At the same time, it is extremely unlikely that any player will have a real technological advantage over anyone else in self-driving tech. In a completely idealized model of the world, when there is a very high penetration of self-driving cars, the mesh-network approach where cars can talk to each other should provide some sort of network advantage where there is return on scale. Shorter term, there will be some mapping advantages to having more cars already deployed. Sensors on cars should help a self-driving fleet identify road characteristics, traffic patterns and potholes faster.

But, in reality, full autonomy will have to roll out starting at zero percent of an enormous universe of un-networked cars on the road and build up. This means that all the tech will need to be self-contained to each car, and the network effects will be weak.  

The software that is going into self-driving cars will be hard, but hardly the exclusive intellectual property of any one company. This is, first, because tons of smart people are focused on it. Some people are smarter and faster than others, but everyone will reverse-engineer each other into an even playing field.  

If you don’t believe that argument, consider that it is extremely unlikely that the government will let a single company monopolize fully autonomous driving technology. Anyone who produces it will almost certainly have to share it with others to get regulatory approval to use it on the roads. It is too powerful an advantage and too tightly regulated a space for any one big player to get away with building a huge lead.

So, the world I see is that once true autonomy happens, whoever has the lowest cost of capital for building, deploying and managing cars as a capital asset on their balance sheet and has low customer acquisition costs is going to win. What they win will be a real question, because it is likely that competition will be so fierce that these will not be high-margin businesses. But any way you slice it, it is going to take Uber at least a decade to grow to a scale—and build up sufficient access to cheap capital—to be able to compete with the truly large companies.

The Labor Question

The other big problem that Uber will face with full autonomy is how to deal with its labor force. When the world switches from driver-assisted technology to full autonomy, a lot of people are going to be out of work and very angry.  

I was in an Uber recently when a newscast started talking about Uber’s self-driving plans. The driver turned it up to listen to the discussion and expressed real dismay. The closer this gets, the more of a labor issue Uber is going to have on its hands. Its core advantage, which is labor access, will turn into a core disadvantage, a responsibility for helping its labor force find their next step.  

In 2013, I wrote a post about how self-driving cars were likely to roll out. I suggested there would be three phases. The first will require a licensed driver—I suggested this would be 2018-2023. I expected the second phase would see a loosening of regulations over a 25- or 30-year period. And the final phase would be a fully autonomous transportation cloud.  

As I expressed in that old post, there is a lot to look forward to. Transportation clouds are likely going to wreak havoc on the auto industry, drive direct car ownership toward zero, re-map real estate values globally and more.

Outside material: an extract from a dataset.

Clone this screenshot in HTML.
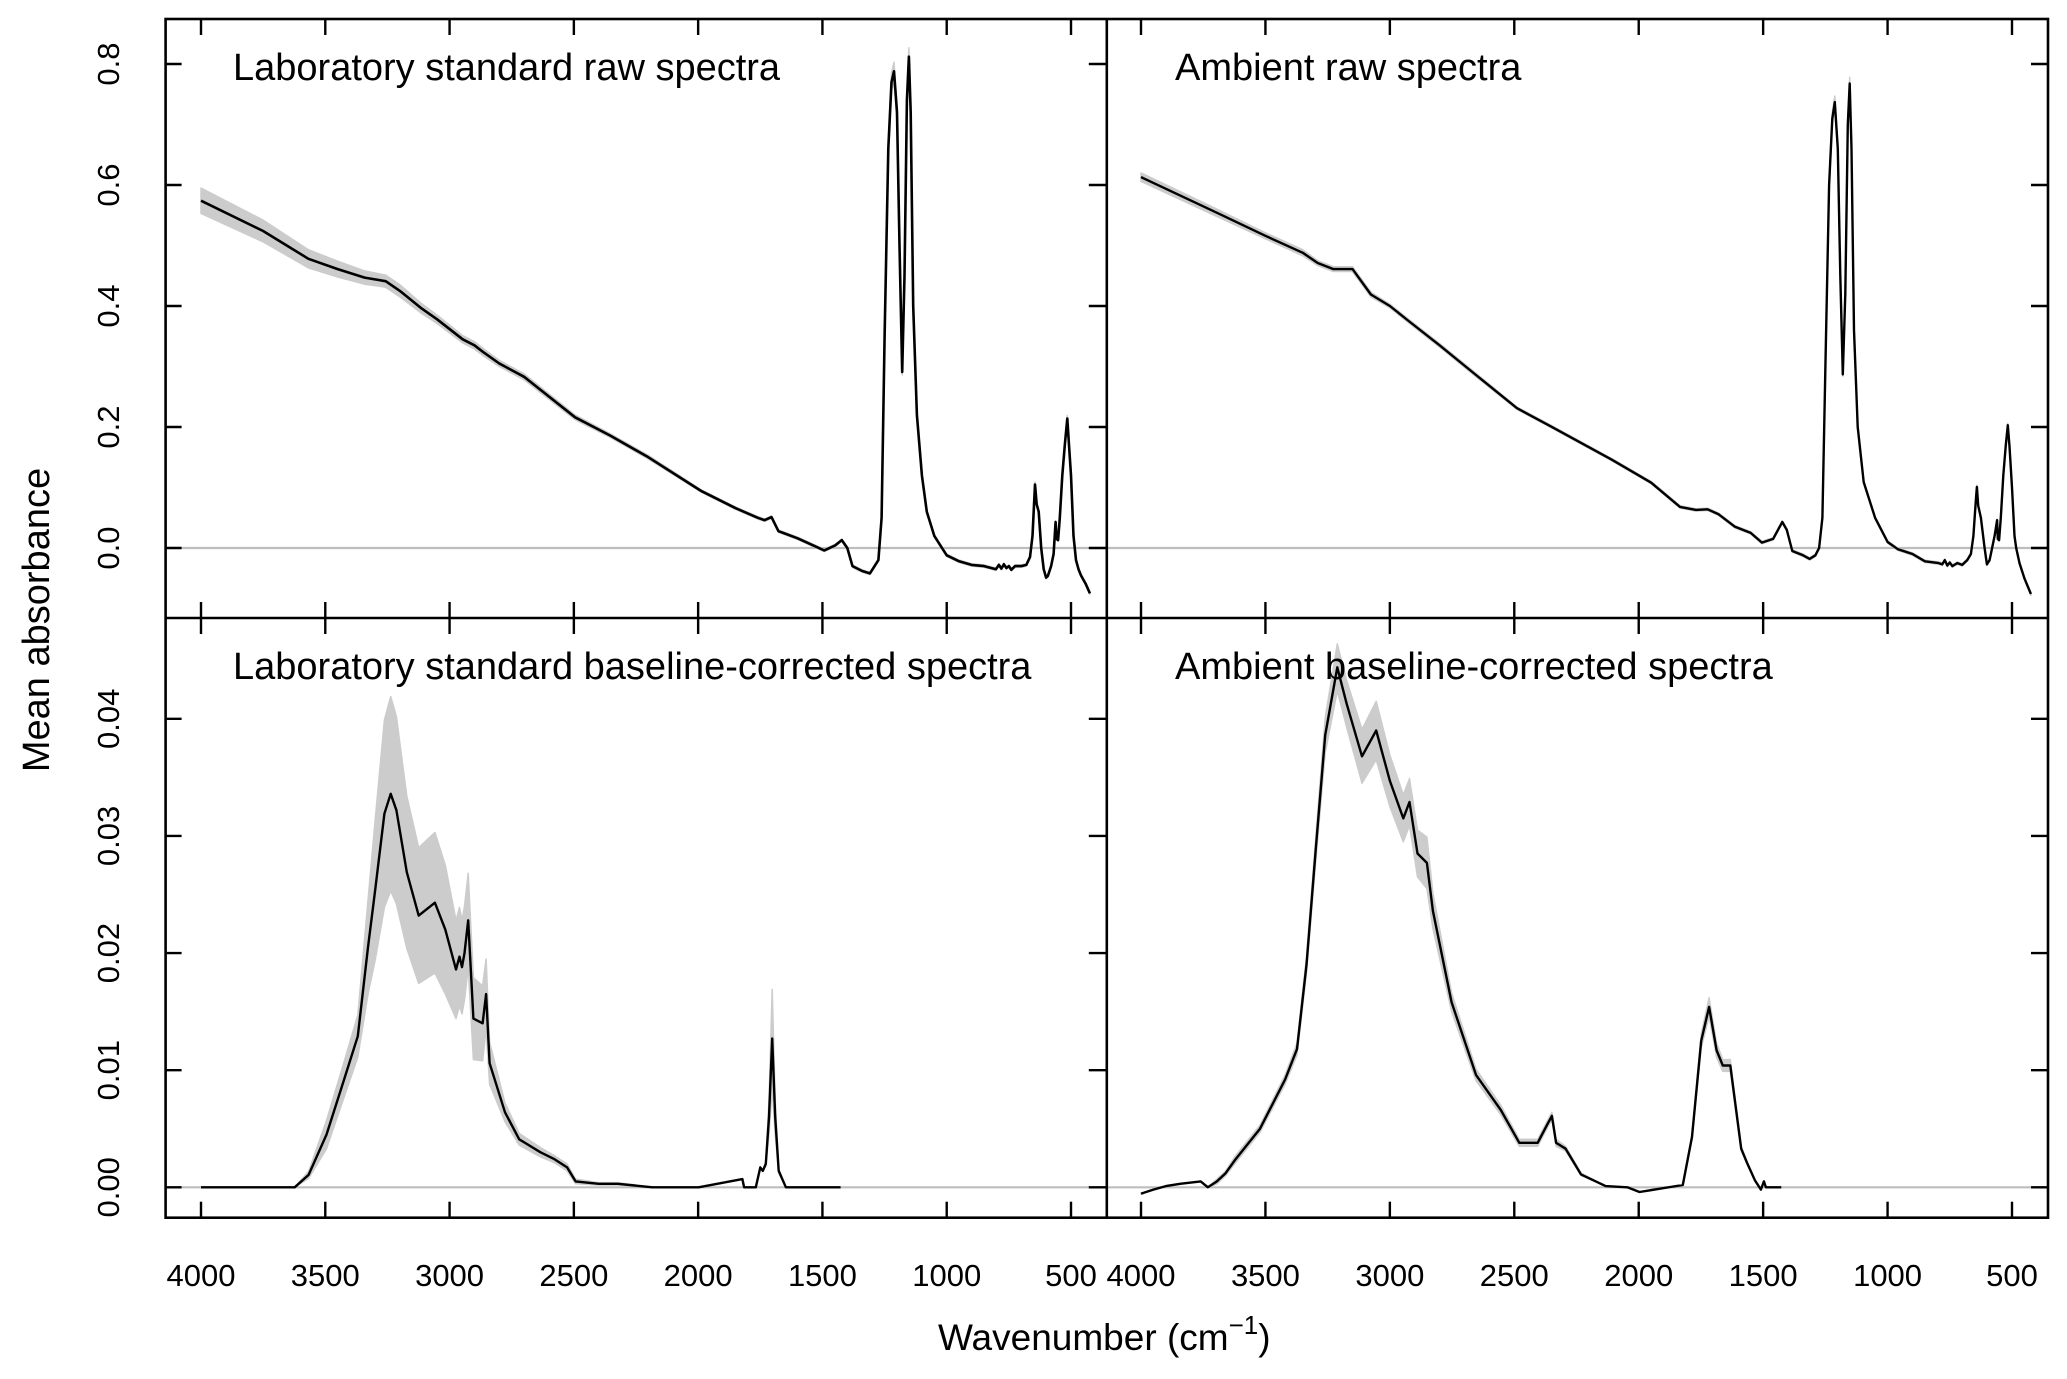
<!DOCTYPE html>
<html><head><meta charset="utf-8"><style>
html,body{margin:0;padding:0;background:#fff}
svg{display:block;font-family:"Liberation Sans",Arial,sans-serif}
</style></head><body>
<svg id="fig" width="2067" height="1379" viewBox="0 0 2067 1379" xmlns="http://www.w3.org/2000/svg"></svg>
<script>
// ---- data: lab raw ----
const labRawWn   = [4000,3750,3568,3450,3342,3257,3200,3116,3050,2947,2900,2862,2800,2700,2495,2354,2200,1987,1850,1760,1733,1705,1677,1600,1493,1450,1422,1400,1379,1340,1309,1290,1275,1262,1250,1235,1222,1212,1200,1190,1179,1170,1160,1152,1145,1135,1120,1100,1080,1050,1000,950,900,850,802,790,780,770,760,750,740,725,700,680,665,655,645,638,630,620,610,600,593,580,570,562,558,552,545,535,525,515,508,500,490,480,470,460,440,424];
const labRawMean = [0.574,0.524,0.478,0.461,0.447,0.441,0.425,0.397,0.378,0.345,0.335,0.323,0.305,0.283,0.216,0.186,0.150,0.094,0.066,0.050,0.046,0.051,0.028,0.016,-0.004,0.004,0.013,0.000,-0.030,-0.038,-0.042,-0.030,-0.020,0.05,0.35,0.66,0.77,0.788,0.72,0.50,0.291,0.45,0.74,0.812,0.72,0.40,0.22,0.12,0.06,0.02,-0.012,-0.022,-0.028,-0.030,-0.035,-0.028,-0.034,-0.027,-0.033,-0.030,-0.036,-0.030,-0.030,-0.028,-0.015,0.02,0.105,0.072,0.060,0.00,-0.035,-0.049,-0.046,-0.030,-0.010,0.043,0.015,0.013,0.05,0.12,0.17,0.214,0.17,0.12,0.02,-0.02,-0.035,-0.045,-0.060,-0.075];
const labRawSd   = [0.021,0.018,0.015,0.013,0.011,0.010,0.010,0.008,0.007,0.006,0.006,0.006,0.005,0.005,0.004,0.003,0.003,0.002,0.002,0.002,0.002,0.002,0.002,0.002,0.002,0.002,0.002,0.002,0.002,0.002,0.002,0.002,0.002,0.004,0.008,0.012,0.015,0.015,0.012,0.008,0.005,0.008,0.015,0.015,0.010,0.006,0.004,0.003,0.002,0.002,0.002,0.002,0.002,0.002,0.002,0.002,0.002,0.002,0.002,0.002,0.002,0.002,0.002,0.002,0.002,0.002,0.004,0.003,0.002,0.002,0.002,0.002,0.002,0.002,0.002,0.002,0.002,0.002,0.002,0.003,0.004,0.005,0.004,0.003,0.002,0.002,0.002,0.002,0.002,0.002];
// ---- data: ambient raw ----
const ambRawWn   = [4000,3700,3500,3350,3290,3227,3150,3076,3000,2927,2800,2654,2489,2353,2108,1950,1834,1770,1723,1680,1613,1550,1505,1460,1423,1405,1383,1340,1313,1290,1275,1262,1250,1235,1222,1212,1200,1190,1180,1170,1160,1152,1145,1135,1120,1096,1050,1000,959,900,850,795,780,770,760,750,740,720,700,680,665,655,645,641,636,625,610,601,590,580,570,560,557,552,545,535,525,517,510,500,490,483,470,450,424];
const ambRawMean = [0.613,0.555,0.516,0.488,0.471,0.461,0.461,0.419,0.400,0.376,0.335,0.286,0.231,0.201,0.146,0.108,0.068,0.063,0.064,0.056,0.035,0.025,0.009,0.015,0.043,0.030,-0.005,-0.012,-0.018,-0.012,0.00,0.05,0.30,0.60,0.71,0.737,0.66,0.45,0.287,0.42,0.70,0.768,0.66,0.36,0.20,0.109,0.05,0.01,-0.002,-0.010,-0.022,-0.025,-0.027,-0.020,-0.029,-0.024,-0.030,-0.025,-0.028,-0.020,-0.010,0.02,0.08,0.101,0.07,0.05,0.00,-0.027,-0.020,0.00,0.020,0.046,0.015,0.013,0.05,0.12,0.17,0.203,0.168,0.10,0.02,0.00,-0.025,-0.050,-0.076];
const ambRawSd   = [0.007,0.006,0.005,0.005,0.004,0.004,0.004,0.004,0.003,0.003,0.003,0.003,0.002,0.002,0.002,0.002,0.002,0.002,0.002,0.002,0.002,0.002,0.002,0.002,0.002,0.002,0.002,0.002,0.002,0.002,0.002,0.003,0.005,0.008,0.010,0.010,0.008,0.005,0.003,0.005,0.008,0.010,0.008,0.005,0.003,0.002,0.002,0.002,0.002,0.002,0.002,0.002,0.002,0.002,0.002,0.002,0.002,0.002,0.002,0.002,0.002,0.002,0.002,0.003,0.002,0.002,0.002,0.002,0.002,0.002,0.002,0.002,0.002,0.002,0.002,0.002,0.002,0.003,0.002,0.002,0.002,0.002,0.002,0.002,0.002];
// ---- data: lab baseline-corrected ----
const labBcWn   = [4000,3700,3623,3567,3495,3426,3369,3328,3299,3262,3237,3214,3172,3124,3059,3017,2974,2960,2950,2940,2925,2904,2867,2853,2839,2777,2720,2635,2578,2527,2493,2400,2323,2184,1998,1822,1815,1768,1750,1740,1728,1715,1702,1690,1676,1647,1427];
const labBcMean = [0,0,0,0.00106,0.0045,0.0091,0.0129,0.0205,0.0254,0.0319,0.0336,0.0322,0.0269,0.0232,0.0243,0.0220,0.0186,0.0197,0.0188,0.0200,0.0228,0.0144,0.0140,0.0165,0.0106,0.0064,0.0041,0.0030,0.0024,0.0017,0.0005,0.0003,0.0003,0,0,0.0007,0,0,0.0017,0.0014,0.0020,0.0060,0.0127,0.0060,0.0014,0,0];
const labBcSd   = [0,0,0,0.0003,0.0012,0.0015,0.0018,0.0040,0.0060,0.0080,0.0083,0.0080,0.0065,0.0058,0.0060,0.0055,0.0042,0.0042,0.0040,0.0040,0.0040,0.0035,0.0032,0.0030,0.0018,0.0008,0.0005,0.0004,0.0003,0.0003,0.0002,0.0001,0.0001,0,0,0,0,0,0,0,0.0002,0.0015,0.0042,0.0015,0.0002,0,0];
// ---- data: ambient baseline-corrected ----
const ambBcWn   = [4000,3950,3900,3843,3800,3760,3731,3695,3660,3620,3522,3421,3373,3335,3298,3260,3211,3174,3112,3055,3000,2946,2921,2889,2851,2827,2752,2654,2554,2480,2406,2369,2349,2332,2294,2232,2133,2046,1997,1823,1786,1749,1717,1687,1662,1632,1588,1563,1533,1509,1497,1489,1427];
const ambBcMean = [-0.00055,-0.0002,0.0001,0.0003,0.0004,0.0005,0,0.0005,0.0012,0.0024,0.005,0.0092,0.0118,0.019,0.0288,0.0386,0.0444,0.0413,0.0368,0.0390,0.0347,0.0315,0.0329,0.0285,0.0277,0.0236,0.0158,0.0096,0.0066,0.0038,0.0038,0.0053,0.0061,0.0038,0.0033,0.0011,0.0001,0,-0.0004,0.0002,0.0043,0.0125,0.0154,0.0117,0.0104,0.0104,0.0033,0.0020,0.0006,-0.0002,0.0005,0,0];
const ambBcSd   = [0,0,0,0,0,0,0,0.0002,0.0002,0.0003,0.0003,0.0004,0.0005,0.0007,0.0010,0.0015,0.0020,0.0020,0.0023,0.0025,0.0022,0.0020,0.0020,0.0020,0.0022,0.0015,0.0008,0.0005,0.0004,0.0003,0.0003,0.0003,0.0003,0.0003,0.0002,0.0001,0,0,0,0,0.0002,0.0006,0.0008,0.0006,0.0005,0.0005,0.0002,0.0001,0,0,0,0,0];

const xTicks = [4000,3500,3000,2500,2000,1500,1000,500];
const rawTicks = [0,0.2,0.4,0.6,0.8];
const rawTickLabels = ["0.0","0.2","0.4","0.6","0.8"];
const bcTicks = [0,0.01,0.02,0.03,0.04];
const bcTickLabels = ["0.00","0.01","0.02","0.03","0.04"];

const NS="http://www.w3.org/2000/svg";
const svg=document.getElementById('fig');
function mk(tag,attrs,parent){const e=document.createElementNS(NS,tag);for(const k in attrs)e.setAttribute(k,attrs[k]);(parent||svg).appendChild(e);return e;}

const L=165.6, M=1106.8, R=2048, T=19, MID=618, B=1217.7;
function xScaleFor(col){const x4000 = col===0?201:1141; const x500 = col===0?1071:2012; return w=>x4000+(4000-w)*(x500-x4000)/3500;}
function yRaw(v){return 548-(v)*605;}
function yBc(v){return 1187.3-v*11712;}

const panels=[
 {name:'lab-raw',col:0,row:0,wn:labRawWn,mean:labRawMean,sd:labRawSd,y:yRaw,title:'Laboratory standard raw spectra',lw:2.6},
 {name:'ambient-raw',col:1,row:0,wn:ambRawWn,mean:ambRawMean,sd:ambRawSd,y:yRaw,title:'Ambient raw spectra',lw:2.4},
 {name:'lab-baseline-corrected',col:0,row:1,wn:labBcWn,mean:labBcMean,sd:labBcSd,y:yBc,title:'Laboratory standard baseline-corrected spectra',lw:2.4},
 {name:'ambient-baseline-corrected',col:1,row:1,wn:ambBcWn,mean:ambBcMean,sd:ambBcSd,y:yBc,title:'Ambient baseline-corrected spectra',lw:2.4}
];

const defs=mk('defs',{});
panels.forEach((p,i)=>{
  const x0=p.col===0?L:M, x1=p.col===0?M:R, y0=p.row===0?T:MID, y1=p.row===0?MID:B;
  const cp=mk('clipPath',{id:'clip'+i},defs);
  mk('rect',{x:x0,y:y0,width:x1-x0,height:y1-y0},cp);
  const g=mk('g',{'clip-path':'url(#clip'+i+')'});
  
  
  const xs=xScaleFor(p.col);
  const z=mk('line',{x1:x0,x2:x1,y1:p.y(0),y2:p.y(0),stroke:'#bdbdbd','stroke-width':2.2},g);
  
  
  let up=[],lo=[];
  for(let k=0;k<p.wn.length;k++){up.push(xs(p.wn[k]).toFixed(1)+','+p.y(p.mean[k]+p.sd[k]).toFixed(1));lo.push(xs(p.wn[k]).toFixed(1)+','+p.y(p.mean[k]-p.sd[k]).toFixed(1));}
  const band=mk('polygon',{points:up.concat(lo.reverse()).join(' '),fill:'#cccccc',stroke:'#cccccc','stroke-width':1.5,'stroke-linejoin':'round'},g);
  
  
  let pts=[];
  for(let k=0;k<p.wn.length;k++)pts.push(xs(p.wn[k]).toFixed(1)+','+p.y(p.mean[k]).toFixed(1));
  const line=mk('polyline',{points:pts.join(' '),fill:'none',stroke:'#000','stroke-width':p.lw,'stroke-linejoin':'round'},g);
  
  
  const t=mk('text',{x:p.col===0?233:1175,y:p.row===0?80:679,'font-size':38,fill:'#000'});
  t.textContent=p.title;
  
  
  xTicks.forEach(w=>{
    const tx=xs(w);
    const a=mk('line',{x1:tx,x2:tx,y1:y0,y2:y0+16,stroke:'#000','stroke-width':2.4});
    
    
    const b=mk('line',{x1:tx,x2:tx,y1:y1,y2:y1-16,stroke:'#000','stroke-width':2.4});
    
    
    if(p.row===1){
      const lb=mk('text',{x:tx,y:1286,'font-size':31,'text-anchor':'middle',fill:'#000'});
      lb.textContent=String(w);
      
      
    }
  });
  const ticks=p.row===0?rawTicks:bcTicks, labs=p.row===0?rawTickLabels:bcTickLabels;
  ticks.forEach((v,k)=>{
    const ty=p.y(v);
    if(p.col===0){
      const a=mk('line',{x1:L,x2:L+16,y1:ty,y2:ty,stroke:'#000','stroke-width':2.4});
      
      
      const b=mk('line',{x1:M,x2:M-18,y1:ty,y2:ty,stroke:'#000','stroke-width':2.4});
      
      
      const lb=mk('text',{x:119,y:ty,'font-size':31,'text-anchor':'middle',fill:'#000',transform:'rotate(-90 119 '+ty+')'});
      lb.textContent=labs[k];
      
      
    } else {
      const a=mk('line',{x1:R,x2:R-17,y1:ty,y2:ty,stroke:'#000','stroke-width':2.4});
      
      
    }
  });
});
const fr=mk('rect',{x:L,y:T,width:R-L,height:B-T,fill:'none',stroke:'#000','stroke-width':2.6});


const v=mk('line',{x1:M,x2:M,y1:T,y2:B,stroke:'#000','stroke-width':2.6});


const h=mk('line',{x1:L,x2:R,y1:MID,y2:MID,stroke:'#000','stroke-width':2.6});


const xt=mk('text',{x:938,y:1350,'font-size':37,fill:'#000'});
xt.innerHTML='Wavenumber (cm<tspan dy="-16" font-size="26">\u22121</tspan><tspan dy="16">)</tspan>';


const yt=mk('text',{x:49,y:620,'font-size':38,'text-anchor':'middle',fill:'#000',transform:'rotate(-90 49 620)'});
yt.textContent='Mean absorbance';


</script>
</body></html>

What will be interesting is how the timing of the rollout in coming decades is going to materially impact who wins. Uber will continue pushing the technology envelope so it stays in the broader game. But if it is too successful with driverless cars too quickly, it will likely end up at a disadvantage against bigger competitors.  

For now, Uber might be part of the coalition lobbying for the fully autonomous future. But it might be in Uber’s strategic interest to break from the pack and throw the brakes on true autonomy at some point in the not-too-distant future if they get the chance.